Ferguson’s Irish Pub in the Dillingham Transportation building, also, is bringing the whiskey. It’s been nearly two years since an extensive renovation to this small Bishop Street pub and, since then, partner and bar manager Brian Blair has expanded the lineup beyond the familiar Jameson and Bushmills to at least 13 mainly top shelf varieties. Says Blair, “The higher end Irish whiskeys seemed like a perfect fit for the classic, sophisticated neighborhood pub we’re building.” Blair is a fan of the stuff, more than happy to describe the qualities of the different labels to steer you to one you’ll love.
How different can Irish whiskey and Scotch whisky be, beyond the obvious disagreement over the spelling of “whisky?” Quite a bit. To cite just one key difference: Both start with malted barley—that is, barley seeds which have been soaked in water until they just begin to send out tiny shoots—but Irish distillers then dry their malted barley in closed kilns while the Scots do so over open peat fires, giving all Scotches their typical smoky, peaty quality.
Thirsty?
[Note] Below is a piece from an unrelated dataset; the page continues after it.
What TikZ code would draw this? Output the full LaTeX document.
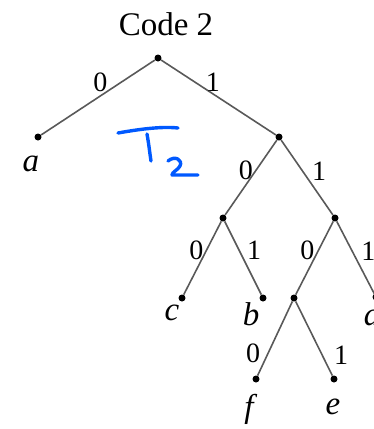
\documentclass[tikz,border=0pt]{standalone}
\usepackage{fontspec}
\setmainfont{Liberation Serif}

\begin{document}
\begin{tikzpicture}[
    x=1pt, y=-1pt,
    dot/.style={
        circle,
        fill=black,
        inner sep=0pt,
        minimum size=7pt
    },
    edge/.style={
        draw=black!65,
        line width=1.6pt
    },
    bit/.style={
        font=\fontsize{28}{32}\selectfont,
        inner sep=0pt
    },
    leaf/.style={
        font=\fontsize{33}{37}\selectfont\itshape,
        inner sep=0pt
    },
    ink/.style={
        draw=blue!65!cyan,
        line width=3.4pt,
        line cap=round,
        line join=round
    }
]
\useasboundingbox (0,0) rectangle (373,429);

\node[font=\fontsize{33}{37}\selectfont] (title) at (166,24) {Code 2};

% tree nodes
\node[dot] (root) at (158,58) {};
\node[dot] (a) at (38,137) {};
\node[dot] (r) at (279,137) {};
\node[dot] (cb) at (223,218) {};
\node[dot] (fd) at (335,218) {};
\node[dot] (c) at (182,298) {};
\node[dot] (b) at (263,298) {};
\node[dot] (fe) at (294,298) {};
\node[dot] (d) at (376,297) {};
\node[dot] (f) at (256,379) {};
\node[dot] (e) at (334,379) {};

% leaf names
\node[leaf] (na) at (31,164) {a};
\node[leaf] (nc) at (172,313) {c};
\node[leaf] (nb) at (251,314) {b};
\node[leaf] (nd) at (372,314) {d};
\node[leaf] (nf) at (249,409) {f};
\node[leaf] (ne) at (333,407) {e};

% branches
\draw[edge] (root) -- node[bit, pos=0.48, above=3pt] (b1) {0} (a);
\draw[edge] (root) -- node[bit, pos=0.45, above=1pt] (b2) {1} (r);
\draw[edge] (r) -- node[bit, pos=0.41, left=2pt] (b3) {0} (cb);
\draw[edge] (r) -- node[bit, pos=0.41, right=9pt] (b4) {1} (fd);
\draw[edge] (cb) -- node[bit, pos=0.4, left=2pt] (b5) {0} (c);
\draw[edge] (cb) -- node[bit, pos=0.4, right=7pt] (b6) {1} (b);
\draw[edge] (fd) -- node[bit, pos=0.4, left=3pt] (b7) {0} (fe);
\draw[edge] (fd) -- node[bit, pos=0.42, right=8pt] (b8) {1} (d);
\draw[edge] (fe) -- node[bit, pos=0.7, left=7pt] (b9) {0} (f);
\draw[edge] (fe) -- node[bit, pos=0.73, right=11pt] (b10) {1} (e);

% handwritten T_2
\draw[ink] (118,133) .. controls (135,130) and (160,126) .. (178,128);
\draw[ink] (147,134) .. controls (149,145) and (150,155) .. (151,161);
\draw[ink] (168,161) .. controls (175,155) and (183,160) .. (180,166)
    .. controls (178,170) and (172,172) .. (172,175) -- (198,175);

\end{tikzpicture}
\end{document}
Here are a few of our favorites around town to try:
Powers Gold Irish Whiskey
A survivor, John Powers & Son was one of the three Irish distillers left standing by the 1970s. Caramel and a little spice, a good companion to Murph’s famed Gaelic steak.
$6, Murphy’s Bar and Grill, 2 Merchant St.
Kilbeggan and Midleton Very Rare
When the Kilbeggan distillery celebrated its 250th anniversary in 2007 it had something else to celebrate, namely, restarting production after a 53-year hiatus. A rougher pour, a bit raspy on the throat—think of it as the grit of a comeback kid. The Midleton? A clean, grassy revelation. Your wallet will be sorry you ever met it.
Kilbeggan, $6, and Midleton Very Rare, $25, O’Toole’s Irish Pub, 902 Nuuanu Ave.
Knappogue Castle 12-Year Single Malt
While we greatly enjoy the full-bodied Jameson 18 Year ($17), it’s the Knappogue that really thrills. Thin, light, slightly honeyed, it exemplifies the flavor and texture distinction between Irish whiskey and its Scottish, American and Canadian cousins.
$9, Ferguson’s Irish Pub, 729 Bishop St.
An Irish Affair
If you’re not quite ready for whiskey, neat, this cocktail makes good use of Irish whiskey’s signature lightness, combining it with lemon juice, Combier Orange Liqueur and a splash of VSOP for a bright, citrus-y experience.
$10, Pint and Jigger, 1936 S. King St.